Returning home the Grand Vizier left to George Khmelnitsky small detachments of Turks and Tatars, with the help of which he was expected to command the devastated and almost depopulated country, middle and southern Kiev province and eastern Podolia. George Khmelnitsky chose Nemirov as his residence. He was joined by several active and energetic Cossack officers who formed a little army and helped him with the colonization and organization of the country. Having to some extent induced the impoverished and terrorized population to recognize his rule, George Khmelnitsky attempted to extend his power to the left bank of the Dnieper. Samoylovich however, was very energetic in repulsing him. Many refugees, tempted by George Khmelnitsky's invitations began to return to their former homes. The Muscovite government as well as the Hetman Samoylovich, saw in this great danger to themselves; if the right bank of the Dnieper became populated and prosperous, George Khmelnitsky would be able to draw new forces and resources from it, and be a constant menace to the left bank. In order to prevent this danger, Samoylovich sent his son Simon with a Cossack army early in the spring of 1679 to the right bank. Simon Samoylovich captured and razed to the ground the remaining more or less important towns and forced the inhabitants to come over to the left side of the river. This is called in Ukrainian history "The Great Eviction", in consequence of which the middle and south of the province of Kiev was definitely transformed into a desert. George Khmelnitsky was now left with only Podolia. He attempted to invite settlers from Moldavia and elsewhere but treated them with such cruelty in exacting taxes that those who found themselves in his power regarded it as the hardest slavery. Finally George Khmelnitsky's cruelty took an undoubtedly pathological aspect, and he began to show signs of  p323 insanity. The Turkish government wishing to put an end to their experiment, beheaded the unhappy "Prince of the Ukraine" in Kamenets in the autumn of 1681.

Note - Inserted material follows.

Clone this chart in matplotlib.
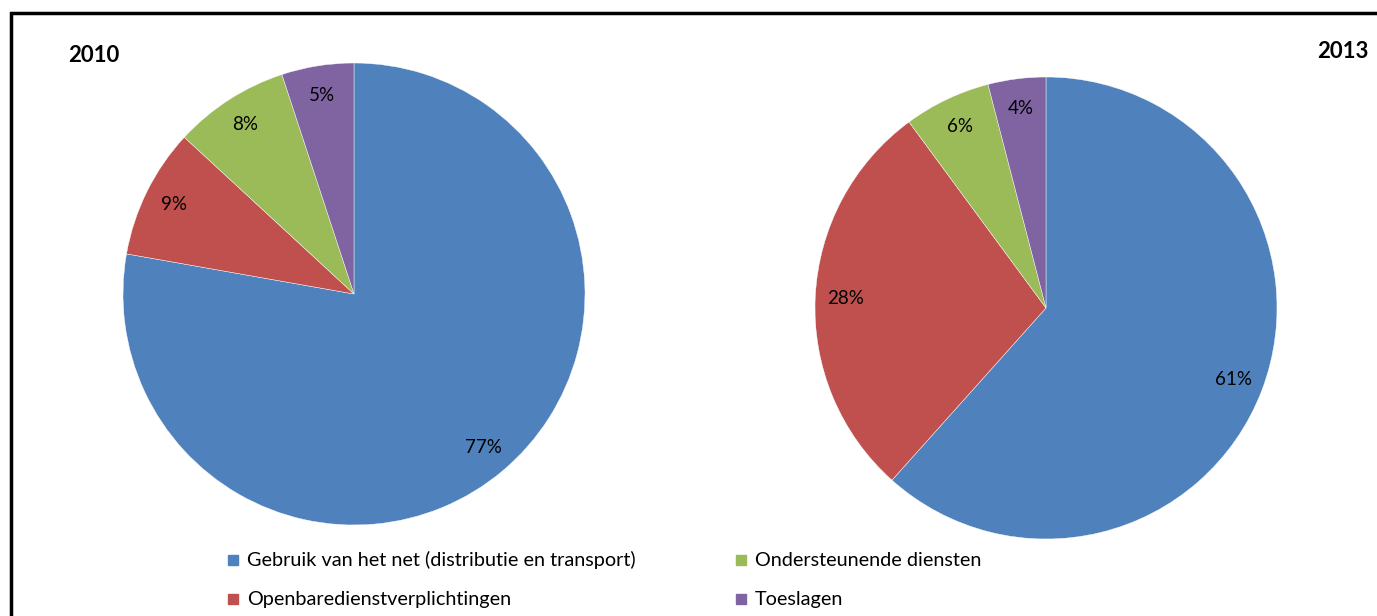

All the participants in the struggle for the Ukraine of the right bank of the Dnieper, Muscovy, Poland, the Tatars and Turks were so utterly exhausted that they at last desired peace, at least for a time. Poland was the first to conclude peace with Turkey in Zuravna in Galicia under which the Polish king renounced Podolia and Kiev province with the exception of the northern part of the latter. In July 1678, Muscovy and Poland prolonged the Treaty of Andrussovo. Kiev was finally attached to Muscovy. In return, Poland recovered part of the Vitebsk province and 200,000 roubles. In the spring of 1681 Muscovy and Turkey concluded the Treaty of Bakhchisaray, making a truce for twenty years. During this period neither Crimea, Muscovy nor Turkey could permit people to settle in the area between the rivers Bug and Dniester (that is the middle and southern parts of Kiev province) which was to remain desert and neutral.

Such was the end of the long war for the possession of the Ukraine of the right bank of the Dnieper. A desert was created in the very heart of the Ukraine, a rich and fertile country, on the spot where its history had dawned and where Bohdan Khmelnitsky's state had been centred. This desert was as a symbolic tombstone on the grave of the Ukrainian people's aspirations for independence, a people who would rather ruin their country and strew it with their bones than voluntarily accept an alien political and social order. But at the same time the Ukrainian people had shown that they were not sufficiently mature politically nor steadfast enough to grasp the aims of their own more farsighted leaders and support them in the struggle for the realization of their lofty ideal. Ukrainians were too immature to sacrifice their immediate advantage to a remote ideal. In consequence they remained but the tools of their politically more advanced and better organized neighbors and ceased to be lords of their own land.


Thayer's Note:

a Here, the printed edition further indicates a section "(102) Treaty of Bakhchisaray." — but there is no such section, and that treaty is coved in section 101. Next chapter starts with a section 102, but differently titled.